>> Begin

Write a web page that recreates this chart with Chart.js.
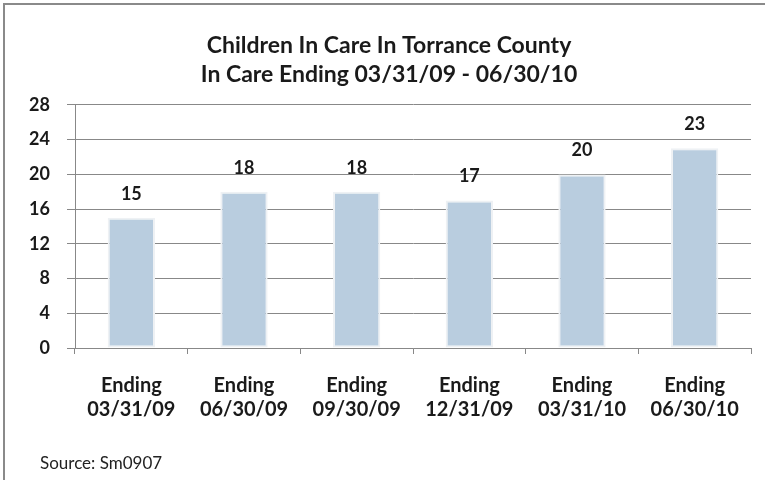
<!DOCTYPE html>
<html>
<head>
<meta charset="utf-8">
<script src="https://cdn.jsdelivr.net/npm/chart.js@4"></script>
<style>
  html, body { margin: 0; padding: 0; background: #fff; overflow: hidden; }
  #wrap { width: 765px; height: 480px; }
</style>
</head>
<body>
<div id="wrap"><canvas id="careChart" width="765" height="480"></canvas></div>
<script>
// data
var categories = [
    ['Ending', '03/31/09'], ['Ending', '06/30/09'], ['Ending', '09/30/09'],
    ['Ending', '12/31/09'], ['Ending', '03/31/10'], ['Ending', '06/30/10']
];
var childrenInCare = [15, 18, 18, 17, 20, 23];
var yTicks = [0, 4, 8, 12, 16, 20, 24, 28];
var titleLines = ['Children In Care In Torrance County', 'In Care Ending 03/31/09 - 06/30/10'];
var sourceNote = 'Source: Sm0907';

var FONT = 'Lato, "Liberation Sans", sans-serif';

// frame, value labels and the source line
var extras = {
    id: 'extras',
    beforeDraw: function(chart) {
        var c = chart.ctx;
        c.save();
        c.fillStyle = '#fff';
        c.fillRect(0, 0, chart.width, chart.height);
        c.strokeStyle = '#8a8a8a';
        c.lineWidth = 2;
        c.strokeRect(4, 4, chart.width + 10, chart.height + 10);
        c.restore();
    },
    afterDatasetsDraw: function(chart) {
        var c = chart.ctx;
        var meta = chart.getDatasetMeta(0);
        c.save();
        c.font = 'bold 18px ' + FONT;
        c.fillStyle = '#1a1a1a';
        c.textAlign = 'center';
        c.textBaseline = 'middle';
        meta.data.forEach(function(bar, i) {
            c.fillText(String(childrenInCare[i]), bar.x, bar.y - 24);
        });
        c.font = '17px ' + FONT;
        c.textAlign = 'left';
        c.fillStyle = '#222';
        c.fillText(sourceNote, 40, 464);
        c.restore();
    }
};

var ctx = document.getElementById('careChart').getContext('2d');
var myChart = new Chart(ctx, {
    type: 'bar',
    data: {
        labels: categories,
        datasets: [{
            label: 'Children In Care',
            data: childrenInCare,
            backgroundColor: '#b9cddf',
            borderColor: '#eef1f4',
            borderWidth: 2,
            borderSkipped: false,
            barPercentage: 0.42,
            categoryPercentage: 1
        }]
    },
    options: {
        responsive: false,
        animation: false,
        layout: { padding: { top: 31, left: 27, right: 14, bottom: 0 } },
        plugins: {
            legend: { display: false },
            tooltip: { enabled: false },
            title: {
                display: true,
                text: titleLines,
                color: '#1a1a1a',
                font: { family: FONT, size: 23, weight: 'bold', lineHeight: 1.26 },
                padding: { top: 0, bottom: 16 }
            }
        },
        scales: {
            x: {
                grid: { display: true, drawOnChartArea: false, offset: true, color: '#888', tickLength: 6 },
                border: { color: '#888' },
                ticks: {
                    color: '#1a1a1a',
                    font: { family: FONT, size: 20, weight: 'bold', lineHeight: 1.2 },
                    padding: 20,
                    maxRotation: 0
                },
                afterFit: function(scale) { scale.height = 132; }
            },
            y: {
                min: 0,
                max: 28,
                afterBuildTicks: function(scale) {
                    scale.ticks = yTicks.map(function(v) { return { value: v }; });
                },
                grid: { color: '#888', tickLength: 8 },
                border: { color: '#888' },
                ticks: {
                    color: '#1a1a1a',
                    font: { family: FONT, size: 18, weight: 'bold' },
                    padding: 17
                },
                afterFit: function(scale) { scale.width = 48; }
            }
        }
    },
    plugins: [extras]
});
</script>
</body>
</html>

>> End

■ Directions for this task ■
Leave the pictures out, and print every line of the listing exactly as written.

■ Correct output ■
Write a web page that recreates this chart with Chart.js.
<!DOCTYPE html>
<html>
<head>
<meta charset="utf-8">
<script src="https://cdn.jsdelivr.net/npm/chart.js@4"></script>
<style>
  html, body { margin: 0; padding: 0; background: #fff; overflow: hidden; }
  #wrap { width: 765px; height: 480px; }
</style>
</head>
<body>
<div id="wrap"><canvas id="careChart" width="765" height="480"></canvas></div>
<script>
// data
var categories = [
    ['Ending', '03/31/09'], ['Ending', '06/30/09'], ['Ending', '09/30/09'],
    ['Ending', '12/31/09'], ['Ending', '03/31/10'], ['Ending', '06/30/10']
];
var childrenInCare = [15, 18, 18, 17, 20, 23];
var yTicks = [0, 4, 8, 12, 16, 20, 24, 28];
var titleLines = ['Children In Care In Torrance County', 'In Care Ending 03/31/09 - 06/30/10'];
var sourceNote = 'Source: Sm0907';

var FONT = 'Lato, "Liberation Sans", sans-serif';

// frame, value labels and the source line
var extras = {
    id: 'extras',
    beforeDraw: function(chart) {
        var c = chart.ctx;
        c.save();
        c.fillStyle = '#fff';
        c.fillRect(0, 0, chart.width, chart.height);
        c.strokeStyle = '#8a8a8a';
        c.lineWidth = 2;
        c.strokeRect(4, 4, chart.width + 10, chart.height + 10);
        c.restore();
    },
    afterDatasetsDraw: function(chart) {
        var c = chart.ctx;
        var meta = chart.getDatasetMeta(0);
        c.save();
        c.font = 'bold 18px ' + FONT;
        c.fillStyle = '#1a1a1a';
        c.textAlign = 'center';
        c.textBaseline = 'middle';
        meta.data.forEach(function(bar, i) {
            c.fillText(String(childrenInCare[i]), bar.x, bar.y - 24);
        });
        c.font = '17px ' + FONT;
        c.textAlign = 'left';
        c.fillStyle = '#222';
        c.fillText(sourceNote, 40, 464);
        c.restore();
    }
};

var ctx = document.getElementById('careChart').getContext('2d');
var myChart = new Chart(ctx, {
    type: 'bar',
    data: {
        labels: categories,
        datasets: [{
            label: 'Children In Care',
            data: childrenInCare,
            backgroundColor: '#b9cddf',
            borderColor: '#eef1f4',
            borderWidth: 2,
            borderSkipped: false,
            barPercentage: 0.42,
            categoryPercentage: 1
        }]
    },
    options: {
        responsive: false,
        animation: false,
        layout: { padding: { top: 31, left: 27, right: 14, bottom: 0 } },
        plugins: {
            legend: { display: false },
            tooltip: { enabled: false },
            title: {
                display: true,
                text: titleLines,
                color: '#1a1a1a',
                font: { family: FONT, size: 23, weight: 'bold', lineHeight: 1.26 },
                padding: { top: 0, bottom: 16 }
            }
        },
        scales: {
            x: {
                grid: { display: true, drawOnChartArea: false, offset: true, color: '#888', tickLength: 6 },
                border: { color: '#888' },
                ticks: {
                    color: '#1a1a1a',
                    font: { family: FONT, size: 20, weight: 'bold', lineHeight: 1.2 },
                    padding: 20,
                    maxRotation: 0
                },
                afterFit: function(scale) { scale.height = 132; }
            },
            y: {
                min: 0,
                max: 28,
                afterBuildTicks: function(scale) {
                    scale.ticks = yTicks.map(function(v) { return { value: v }; });
                },
                grid: { color: '#888', tickLength: 8 },
                border: { color: '#888' },
                ticks: {
                    color: '#1a1a1a',
                    font: { family: FONT, size: 18, weight: 'bold' },
                    padding: 17
                },
                afterFit: function(scale) { scale.width = 48; }
            }
        }
    },
    plugins: [extras]
});
</script>
</body>
</html>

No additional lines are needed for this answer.